_Supplied information_

□ □ □ □

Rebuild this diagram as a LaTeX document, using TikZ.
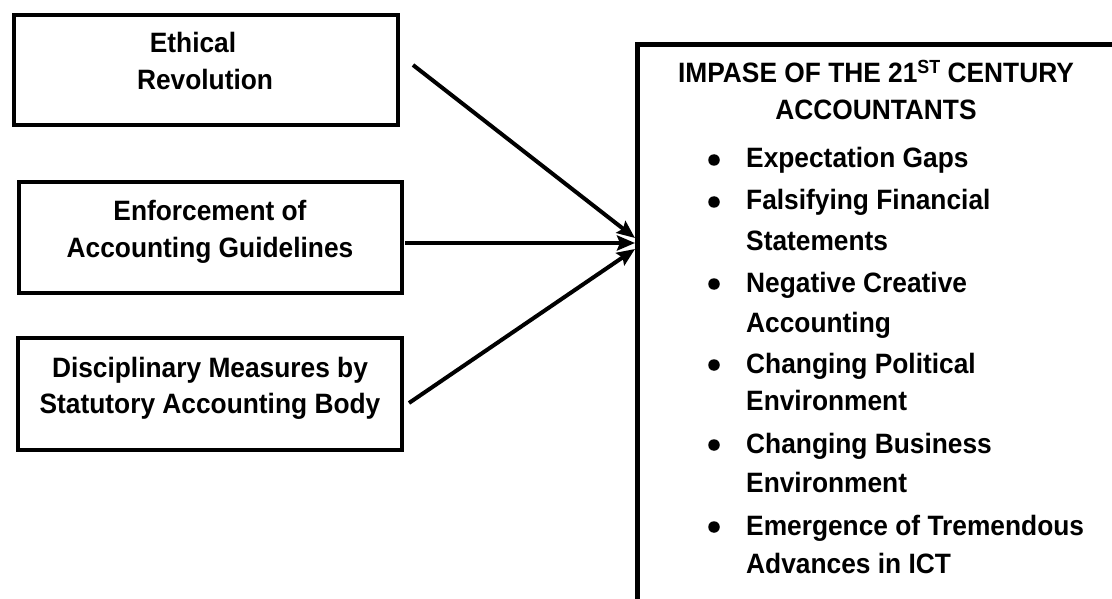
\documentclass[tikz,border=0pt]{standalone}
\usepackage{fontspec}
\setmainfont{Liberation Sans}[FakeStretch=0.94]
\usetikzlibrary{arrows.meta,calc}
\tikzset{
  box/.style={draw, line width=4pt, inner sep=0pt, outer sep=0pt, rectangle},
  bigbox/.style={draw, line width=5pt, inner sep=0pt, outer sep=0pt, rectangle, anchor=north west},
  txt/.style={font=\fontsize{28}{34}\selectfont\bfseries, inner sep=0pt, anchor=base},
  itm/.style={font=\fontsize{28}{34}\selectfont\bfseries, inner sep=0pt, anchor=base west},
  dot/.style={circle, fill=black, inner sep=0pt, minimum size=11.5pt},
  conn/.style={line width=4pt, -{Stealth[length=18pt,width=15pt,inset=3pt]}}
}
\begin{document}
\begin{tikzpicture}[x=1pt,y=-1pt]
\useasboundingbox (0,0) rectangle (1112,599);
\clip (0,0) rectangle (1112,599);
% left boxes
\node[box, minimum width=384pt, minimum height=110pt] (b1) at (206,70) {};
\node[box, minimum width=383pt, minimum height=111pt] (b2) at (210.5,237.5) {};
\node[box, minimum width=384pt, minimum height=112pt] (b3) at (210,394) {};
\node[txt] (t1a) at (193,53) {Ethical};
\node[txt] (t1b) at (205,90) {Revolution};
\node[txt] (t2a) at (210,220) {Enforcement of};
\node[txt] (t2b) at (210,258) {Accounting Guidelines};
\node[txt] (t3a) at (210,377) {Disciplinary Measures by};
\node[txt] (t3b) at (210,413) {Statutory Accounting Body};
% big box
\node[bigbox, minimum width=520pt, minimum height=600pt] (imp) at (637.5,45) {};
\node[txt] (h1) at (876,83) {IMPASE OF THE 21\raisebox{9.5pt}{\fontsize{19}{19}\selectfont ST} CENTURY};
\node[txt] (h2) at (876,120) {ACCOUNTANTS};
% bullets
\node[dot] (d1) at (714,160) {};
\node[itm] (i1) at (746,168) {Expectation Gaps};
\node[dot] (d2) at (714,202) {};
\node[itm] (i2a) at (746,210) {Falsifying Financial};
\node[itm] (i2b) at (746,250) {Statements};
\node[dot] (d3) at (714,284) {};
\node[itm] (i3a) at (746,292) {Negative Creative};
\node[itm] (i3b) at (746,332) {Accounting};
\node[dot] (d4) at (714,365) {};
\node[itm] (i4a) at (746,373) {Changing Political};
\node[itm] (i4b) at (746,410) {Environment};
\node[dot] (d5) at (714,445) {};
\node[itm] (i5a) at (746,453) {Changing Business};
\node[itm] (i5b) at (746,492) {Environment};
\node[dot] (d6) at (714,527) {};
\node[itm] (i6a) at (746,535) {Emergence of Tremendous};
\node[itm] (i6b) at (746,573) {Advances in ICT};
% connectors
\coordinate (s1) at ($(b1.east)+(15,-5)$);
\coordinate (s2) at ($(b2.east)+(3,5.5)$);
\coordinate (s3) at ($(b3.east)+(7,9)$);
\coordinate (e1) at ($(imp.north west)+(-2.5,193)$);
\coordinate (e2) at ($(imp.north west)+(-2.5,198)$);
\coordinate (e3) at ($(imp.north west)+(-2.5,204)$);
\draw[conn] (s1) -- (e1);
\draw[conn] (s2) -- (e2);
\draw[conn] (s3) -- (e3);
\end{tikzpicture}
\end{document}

□ □ □ □

_What is expected_
All of the material above is to be copied exactly, except for its images.

_Solution to the exercise_
Rebuild this diagram as a LaTeX document, using TikZ.
\documentclass[tikz,border=0pt]{standalone}
\usepackage{fontspec}
\setmainfont{Liberation Sans}[FakeStretch=0.94]
\usetikzlibrary{arrows.meta,calc}
\tikzset{
  box/.style={draw, line width=4pt, inner sep=0pt, outer sep=0pt, rectangle},
  bigbox/.style={draw, line width=5pt, inner sep=0pt, outer sep=0pt, rectangle, anchor=north west},
  txt/.style={font=\fontsize{28}{34}\selectfont\bfseries, inner sep=0pt, anchor=base},
  itm/.style={font=\fontsize{28}{34}\selectfont\bfseries, inner sep=0pt, anchor=base west},
  dot/.style={circle, fill=black, inner sep=0pt, minimum size=11.5pt},
  conn/.style={line width=4pt, -{Stealth[length=18pt,width=15pt,inset=3pt]}}
}
\begin{document}
\begin{tikzpicture}[x=1pt,y=-1pt]
\useasboundingbox (0,0) rectangle (1112,599);
\clip (0,0) rectangle (1112,599);
% left boxes
\node[box, minimum width=384pt, minimum height=110pt] (b1) at (206,70) {};
\node[box, minimum width=383pt, minimum height=111pt] (b2) at (210.5,237.5) {};
\node[box, minimum width=384pt, minimum height=112pt] (b3) at (210,394) {};
\node[txt] (t1a) at (193,53) {Ethical};
\node[txt] (t1b) at (205,90) {Revolution};
\node[txt] (t2a) at (210,220) {Enforcement of};
\node[txt] (t2b) at (210,258) {Accounting Guidelines};
\node[txt] (t3a) at (210,377) {Disciplinary Measures by};
\node[txt] (t3b) at (210,413) {Statutory Accounting Body};
% big box
\node[bigbox, minimum width=520pt, minimum height=600pt] (imp) at (637.5,45) {};
\node[txt] (h1) at (876,83) {IMPASE OF THE 21\raisebox{9.5pt}{\fontsize{19}{19}\selectfont ST} CENTURY};
\node[txt] (h2) at (876,120) {ACCOUNTANTS};
% bullets
\node[dot] (d1) at (714,160) {};
\node[itm] (i1) at (746,168) {Expectation Gaps};
\node[dot] (d2) at (714,202) {};
\node[itm] (i2a) at (746,210) {Falsifying Financial};
\node[itm] (i2b) at (746,250) {Statements};
\node[dot] (d3) at (714,284) {};
\node[itm] (i3a) at (746,292) {Negative Creative};
\node[itm] (i3b) at (746,332) {Accounting};
\node[dot] (d4) at (714,365) {};
\node[itm] (i4a) at (746,373) {Changing Political};
\node[itm] (i4b) at (746,410) {Environment};
\node[dot] (d5) at (714,445) {};
\node[itm] (i5a) at (746,453) {Changing Business};
\node[itm] (i5b) at (746,492) {Environment};
\node[dot] (d6) at (714,527) {};
\node[itm] (i6a) at (746,535) {Emergence of Tremendous};
\node[itm] (i6b) at (746,573) {Advances in ICT};
% connectors
\coordinate (s1) at ($(b1.east)+(15,-5)$);
\coordinate (s2) at ($(b2.east)+(3,5.5)$);
\coordinate (s3) at ($(b3.east)+(7,9)$);
\coordinate (e1) at ($(imp.north west)+(-2.5,193)$);
\coordinate (e2) at ($(imp.north west)+(-2.5,198)$);
\coordinate (e3) at ($(imp.north west)+(-2.5,204)$);
\draw[conn] (s1) -- (e1);
\draw[conn] (s2) -- (e2);
\draw[conn] (s3) -- (e3);
\end{tikzpicture}
\end{document}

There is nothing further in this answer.